[Arm-netbook] Testing: GPIO

Richard Wilbur richard.wilbur at gmail.com
Fri Mar 2 23:24:12 GMT 2018


On Mar 1, 2018, at 20:40, Luke Kenneth Casson Leighton <lkcl at lkcl.net> wrote:
> 
> On Thu, Mar 1, 2018 at 10:42 PM, Richard Wilbur
> <richard.wilbur at gmail.com> wrote:
> 
>> Luke, have you tested the D/A circuit on the micro-desktop board?
> 
> yep it works great up to 1024x768.  i haven't yet been able to get it
> to sync at anything greater than that, because you have to manually
> convert the signals into A20 timings... and of course if you can't
> read the EDID data you don't know *exactly* what the settings are in
> the first place for any given monitor.
> 
> 1024x768, being a common VESA standard, has worked consistently on
> every monitor i've tried.

So if we could read the EDID the driver would figure out the A20 timings?  Does the A20 already have a graphics driver capable of that?  (In which case the bit-banging VESA DDC driver becomes very important.)  How much of this infrastructure already exists?  I'm bringing my tools, where do we start building?

I have a collection of VGA monitors with different aspect ratios and sizes (3 CRT and 3 LCD).  I'd be happy to test resolutions above and below 1024x768.

>> Only thing I would worry about is the hold time on the data lines.  If
>> the A20 sets up the data quickly (relative to the pixel time) and
>> holds it until the next setup, we should be in good shape.
> 
> sigh yeah i thought about that... using buffer ICs with a "hold", and
> linking up the clock line to it.... never got round to it.  i'd prefer
> to just skip the entire circuit and use a TFP410 (or maybe it's a
> TFP401a), or a Chrontel RGB/TTL to VGA converter IC.  CH7036 i think
> it is.

Are you thinking of octal D flip-flops?  I'll have to look up those datasheets.  What do those chips offer over the flip-flops?  How do the prices compare?

[…]
> yyup.  exactly.  remember, you can't do more than one interface on
> any given set of pins, so i had to pick one (RGB/TTL or LVDS or MIPI
> or eDP), that then means you have to have a conversion IC in-place on
> the Card if a particular SoC doesn't *have* that interface... and many
> of the lower-cost SoCs don't because they're not part of the MIPI or
> DisplayPort cartel(s)....

Yes, that's the awful thing about so many industry standards:  you can't get the text without signing documents and paying a handsome price, you can't use them without paying royalties to the patent owners.

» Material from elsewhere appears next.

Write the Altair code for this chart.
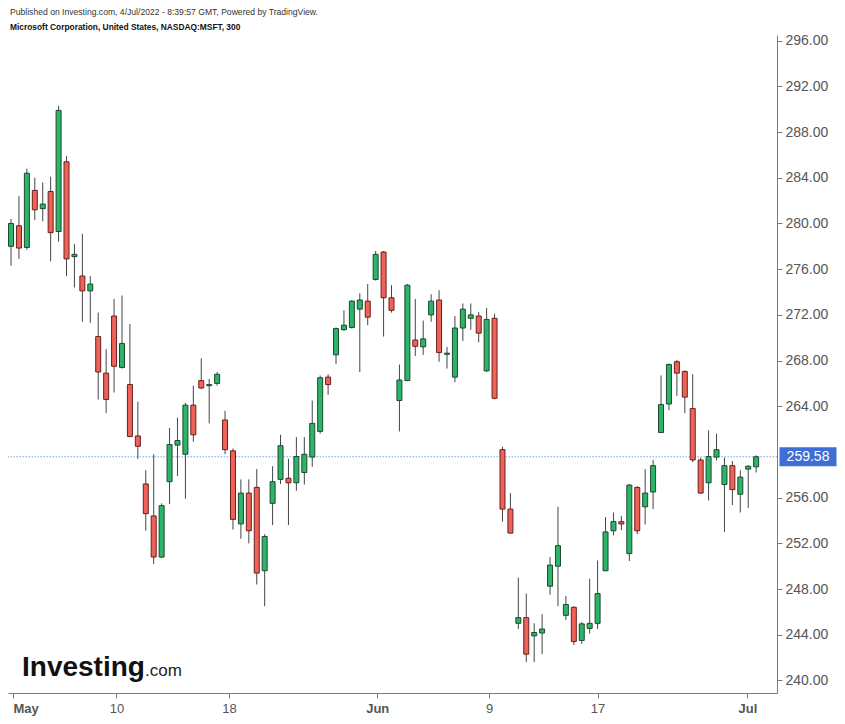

> ... and even if you had LVDS, the cost on the other side (Housing
> side) of having an LVDS-to-RGB/TTL converter is so high relative to
> the cost of the LCD itself that companies would rebel and not bother
> with the standard at all.
> 
> so, bizarrely, RGB/TTL, by being both "free" and also unencumbered by
> patents *and* by being lowest-common-denominator, wins out on all
> fronts.  except for the fact that you need a 125mhz clock-rate for
> 1920x1080 at 60fps, which is a bit... high.  but hey.

Will the A20 clock the RGBTTL interface that high?